Right? So you can approximate a different thing, but it's drum set, right? There's so many different, different, different things that you can do on a drum set. It's a really, really, and I think still evolving instrument, and how people play it. One of the interesting things is there's a lot of machine beats, like beats that producers will make on drum machines. And then drummers try and learn those.
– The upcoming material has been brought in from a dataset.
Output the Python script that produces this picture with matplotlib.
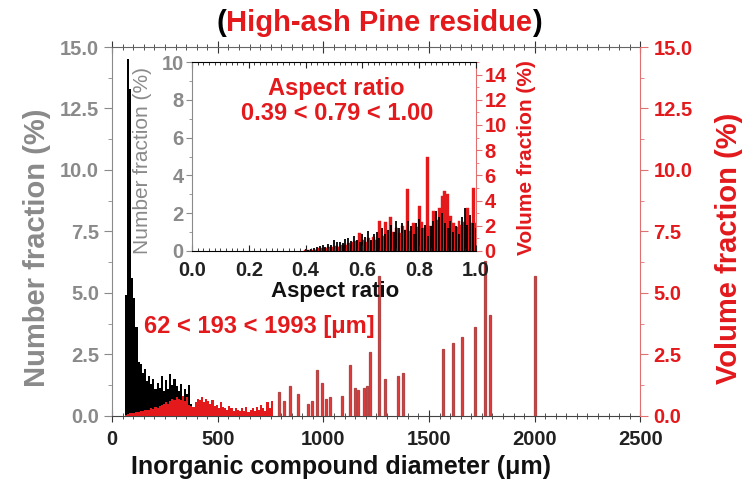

Right? So I'm playing eight notes here, but they're behind, they're by a 60 by 60 from or something. Rather than... right? So that's more, machines would've come up with that, but it's like, that's got a certain thing to it. And then it's like, what do they sound like? It's like, oh, well that's really interesting. And then you learn those rhythms and then you go do something else with them. You know? It's kind of neat. So yeah.

Leah Roseman:

That's a beautiful, big world of sound color, you know? The drum set really reminds me of primary colors. From these three colors, you can get all the colors.

Mike Essoudry:

That's right. But the drums, if there's something wrong in the drums, people, everyone knows. Or if the vocal is wrong, it's like, ooh, everybody knows. It's like the stuff in the middle, it's, it ends up not being as offensive when those things go wrong as drums, dude.

Leah Roseman:

Well on that note, I'd like to thank you so much for your time today...

Mike Essoudry:

Oh, you're welcome.

Leah Roseman:

And all the...

Mike Essoudry:

Thanks for having me.

Leah Roseman:

Really cool demos.

Mike Essoudry:

Thanks for having me.

Leah Roseman:

Yeah. Did you want to finish off with a short solo just to put it all together? Awesome, thank you.

Mike Essoudry:

Okay. Okay, great. Well, it was, thanks for having me on the show.

Leah Roseman:

I hope you enjoyed getting to know Mike Essoudry and hopefully got some new insights into drumming. I have featured a couple of different drummers and percussionists in past episodes, and many jazz artists, and I continue to have in-depth conversations with a wide variety of musicians worldwide, playing in different styles and following different paths with inspiring and unique stories from their lives.